People learn as much as the person before them knew, if that.
Many users will never go through a formal training from your organization’s training team, despite your best intentions and efforts. Instead, they will learn on the job from the person who did the work before them. That person will often be unable to provide good training for a multitude of reasons, including:
- They never received formal training either
- They aren’t experienced at teaching others how to use technology
- They’ve used the product so long, it’s difficult to remember everything they’ve learned about navigating tricky or non-intuitive tasks
- They’ve created their own workarounds outside of the product that they pass down to the next person as the way the job is done
- They never learned everything the product can do, leaving important gaps in the next person’s knowledge of the product’s functionality
- They learned from the person before them, too, resulting in a dicey game of informal product training telephone
Bad UX is bad for training staff, too.
You put your training team in a tough spot when you ask trainers to make up for your inattention to user experience. They must explain the same bad interactions over and over, knowing that they are difficult and frustrating for users. These explanations not only crush morale, they require extra time from trainers that could be better spent elsewhere if the product was intuitive and user-friendly.
Easy Now, Trouble Later
When you foist the UX problem off on training, it results in long-term trouble for everyone. Your team forfeits potential wins in sales, engagement, user acceptance, brand loyalty, and efficiency, just to name a few. The training team has to spend more time explaining the product to users, both at initial onboarding and over time.

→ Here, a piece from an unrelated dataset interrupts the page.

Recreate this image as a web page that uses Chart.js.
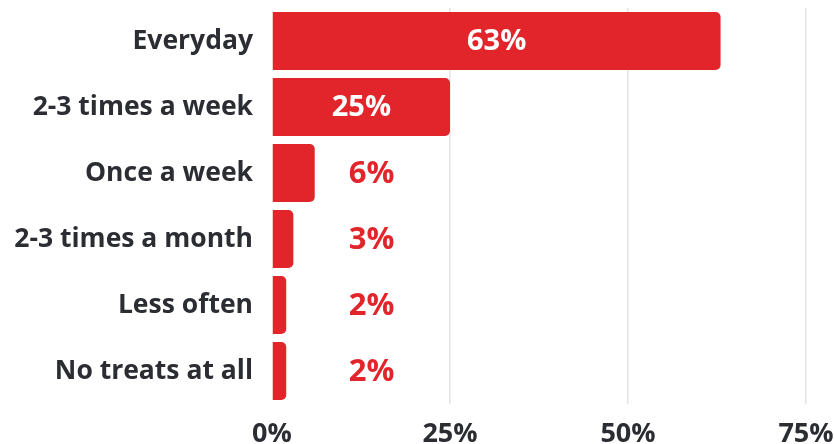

Eventually, your team may be asked to fix UX problems if user pitfalls get to be too much. This is work that could have been avoided if user needs had been better considered from the outset.
You must take the extra care to consider user experience in every step of planning and building your product. Consider how real people will engage with every interaction, every piece of functionality, every data table. It takes more time up front, but it will drastically increase your success in the end.